Impact of the Complexity of Glucose Time Series on All-Cause Mortality in Patients With Type 2 Diabetes.

Abstract

Previous studies suggest that the complexity of glucose time series may serve as a novel marker of glucose homeostasis. We aimed to investigate the relationship between the complexity of glucose time series and all-cause mortality in patients with type 2 diabetes. Prospective data of 6000 adult inpatients with type 2 diabetes from a single center were analyzed. The complexity of glucose time series index (CGI) based on continuous glucose monitoring (CGM) was measured at baseline with refined composite multiscale entropy. Participants were stratified by CGI tertiles of: < 2.15, 2.15 to 2.99, and ≥ 3.00. Cox proportional hazards regression models were used to assess the relationship between CGI and all-cause mortality.

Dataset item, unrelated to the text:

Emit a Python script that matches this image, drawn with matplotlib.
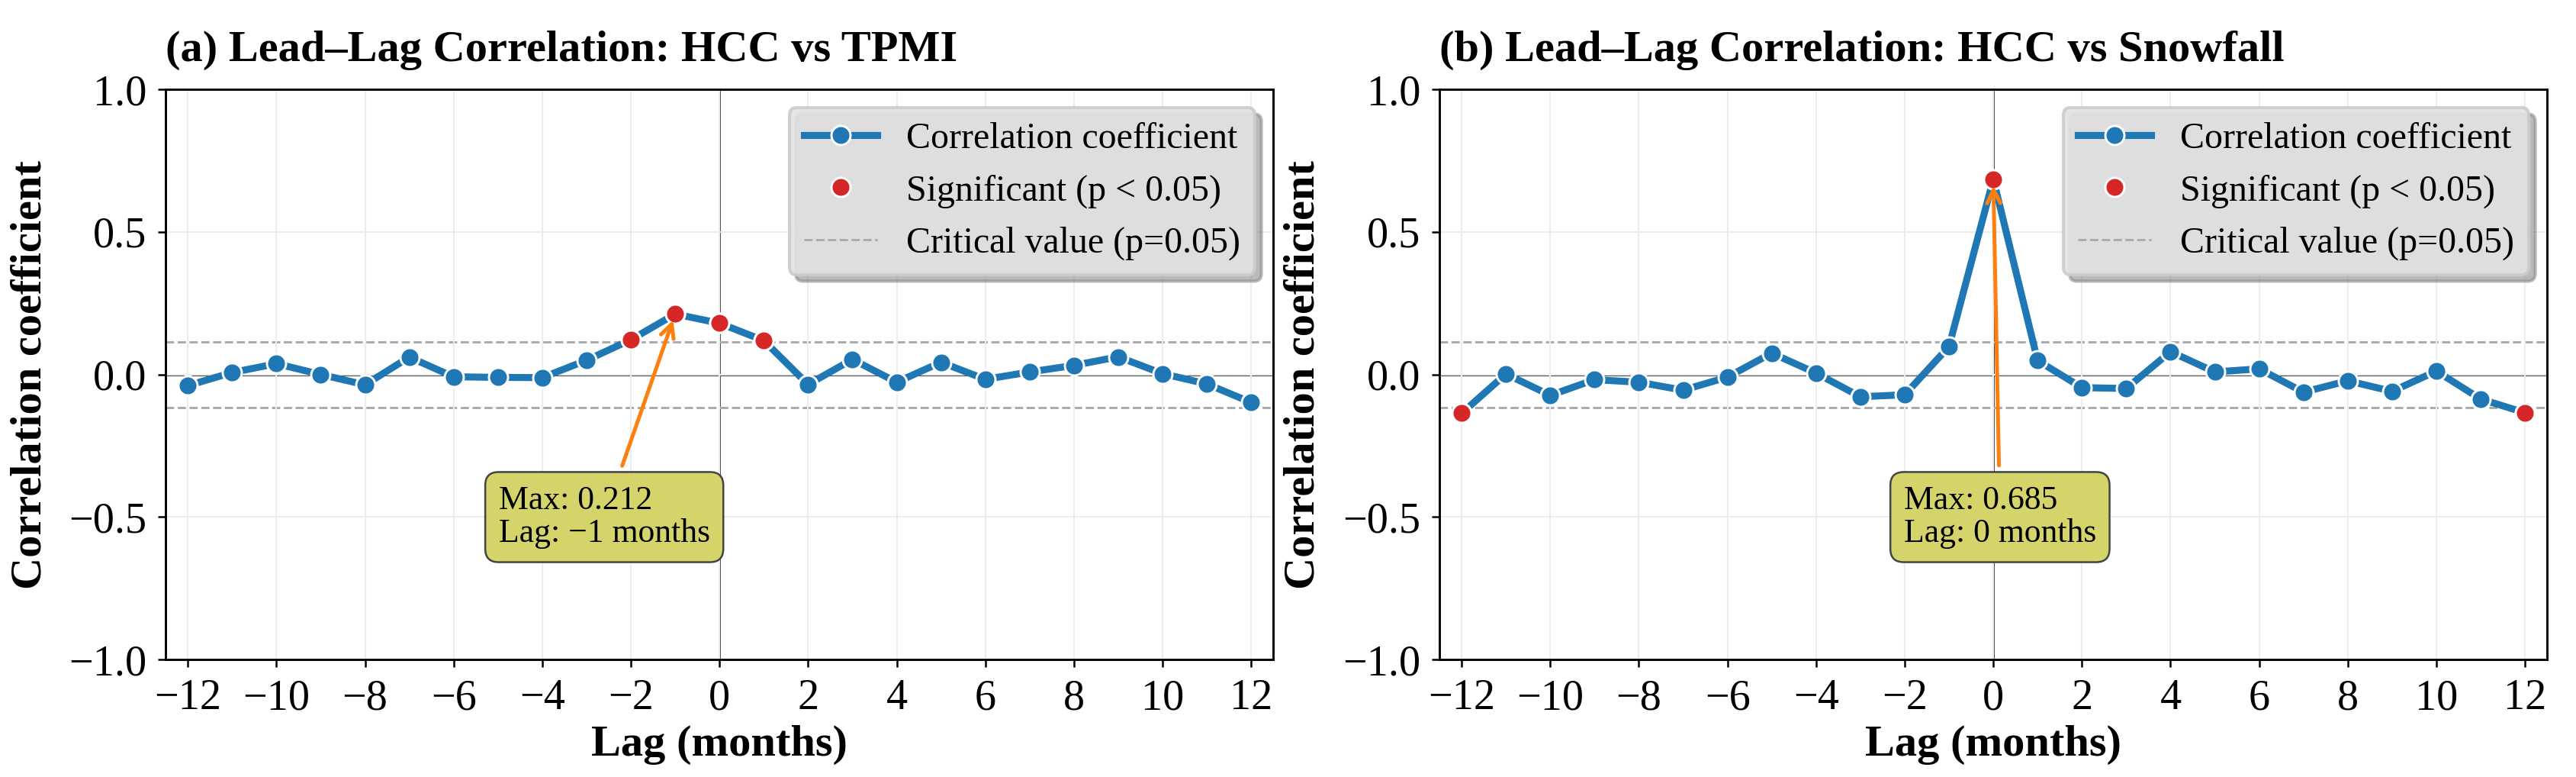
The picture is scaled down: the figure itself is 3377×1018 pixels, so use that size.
import numpy as np
import matplotlib
matplotlib.use("Agg")
import matplotlib.pyplot as plt

plt.rcParams['font.family'] = ['Liberation Serif', 'DejaVu Serif']

# lags in months
lags = np.arange(-12, 13)

# HCC vs TPMI
corr_tpmi = [-0.039, 0.007, 0.038, 0.000, -0.036, 0.061, -0.008, -0.010, -0.011,
             0.050, 0.122, 0.212, 0.180, 0.119, -0.035, 0.053, -0.027, 0.043,
             -0.017, 0.009, 0.032, 0.062, 0.003, -0.033, -0.098]
sig_tpmi = [-2, -1, 0, 1]

# HCC vs Snowfall
corr_snow = [-0.136, 0.002, -0.073, -0.018, -0.027, -0.055, -0.009, 0.075, 0.005,
             -0.078, -0.071, 0.098, 0.685, 0.049, -0.046, -0.049, 0.080, 0.009,
             0.020, -0.062, -0.022, -0.059, 0.012, -0.086, -0.134]
sig_snow = [-12, 0, 12]

crit_value = 0.115

titles = ["(a) Lead\u2013Lag Correlation: HCC vs TPMI",
          "(b) Lead\u2013Lag Correlation: HCC vs Snowfall"]
text_pos = [(-2.6, -0.5), (0.15, -0.5)]

fig = plt.figure(figsize=(3377 / 300, 1018 / 300), dpi=300)
ax_a = fig.add_axes([0.0643, 0.151, 0.430, 0.734])
ax_b = fig.add_axes([0.5588, 0.151, 0.430, 0.734])

panels = [(ax_a, corr_tpmi, sig_tpmi), (ax_b, corr_snow, sig_snow)]

for i, (ax, corr, sig) in enumerate(panels):
    corr = np.array(corr)
    ax.grid(True, color='#ededed', lw=0.5, zorder=0)
    ax.axhline(0, color='#333333', lw=0.7, zorder=1)
    ax.axvline(0, color='#444444', lw=0.7, zorder=1)
    ax.axhline(crit_value, color='#aaaaaa', ls='--', lw=0.7, zorder=1)
    ax.axhline(-crit_value, color='#aaaaaa', ls='--', lw=0.7, zorder=1)

    line, = ax.plot(lags, corr, color='#1f77b4', lw=2.2, marker='o', ms=6,
                    mec='white', mew=0.7, zorder=3)
    mask = np.isin(lags, sig)
    sig_pts, = ax.plot(lags[mask], corr[mask], ls='none', marker='o', ms=6,
                       color='#d62728', mec='white', mew=0.7, zorder=4)
    crit_handle, = ax.plot([], [], color='#aaaaaa', ls='--', lw=0.7)

    k = int(np.argmax(corr))
    ax.annotate(f"Max: {corr[k]:.3f}\nLag: {lags[k]} months".replace('-', '\u2212'),
                xy=(lags[k], corr[k]), xytext=text_pos[i],
                ha='center', va='center', multialignment='left',
                fontsize=10.5, linespacing=1.1,
                bbox=dict(boxstyle='round,pad=0.4', fc='#d4d46a', ec='#444444', lw=0.6),
                arrowprops=dict(arrowstyle='->', color='#ff7f0e', lw=1.2),
                zorder=5)

    ax.set_xlim(-12.5, 12.5)
    ax.set_ylim(-1.0, 1.0)
    ax.set_xticks(np.arange(-12, 13, 2))
    ax.set_yticks([-1.0, -0.5, 0.0, 0.5, 1.0])
    ax.tick_params(labelsize=13.5, length=2.5, width=0.6)
    for s in ax.spines.values():
        s.set_linewidth(0.7)
    ax.set_xlabel("Lag (months)", fontsize=14, fontweight='bold', labelpad=2)
    ax.set_ylabel("Correlation coefficient", fontsize=14, fontweight='bold', labelpad=6)
    ax.set_title(titles[i], loc='left', fontsize=14, fontweight='bold', pad=9)

    leg = ax.legend([line, sig_pts, crit_handle],
                    ["Correlation coefficient", "Significant (p < 0.05)",
                     "Critical value (p=0.05)"],
                    loc='upper right', fontsize=11.5, frameon=True, fancybox=True,
                    shadow={'color': '0.55', 'alpha': 0.6},
                    framealpha=0.9, facecolor='#e3e3e3', edgecolor='#cccccc')
    leg.set_zorder(6)

fig.savefig("out.png", dpi=300)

During a median follow-up of 9.4 years, 1217 deaths were identified. A significant interaction between glycated hemoglobin A1c (HbA1c) and CGI in relation to all-cause mortality was noted (P for interaction = 0.016). The multivariable-adjusted hazard ratios for all-cause mortality at different CGI levels (≥ 3.00 [reference group], 2.15-2.99, and < 2.15) were 1.00, 0.76 (95% CI, 0.52-1.12), and 1.47 (95% CI, 1.03-2.09) in patients with HbA1c < 7.0%, while the association was nonsignificant in those with HbA1c ≥ 7.0%. The restricted cubic spline regression revealed a nonlinear (P for nonlinearity = 0.041) relationship between CGI and all-cause mortality in subjects with HbA1c < 7.0% only. Lower CGI is associated with an increased risk of all-cause mortality among patients with type 2 diabetes achieving the HbA1c target. CGI may be a new indicator for the identification of residual risk of death in well-controlled type 2 diabetes.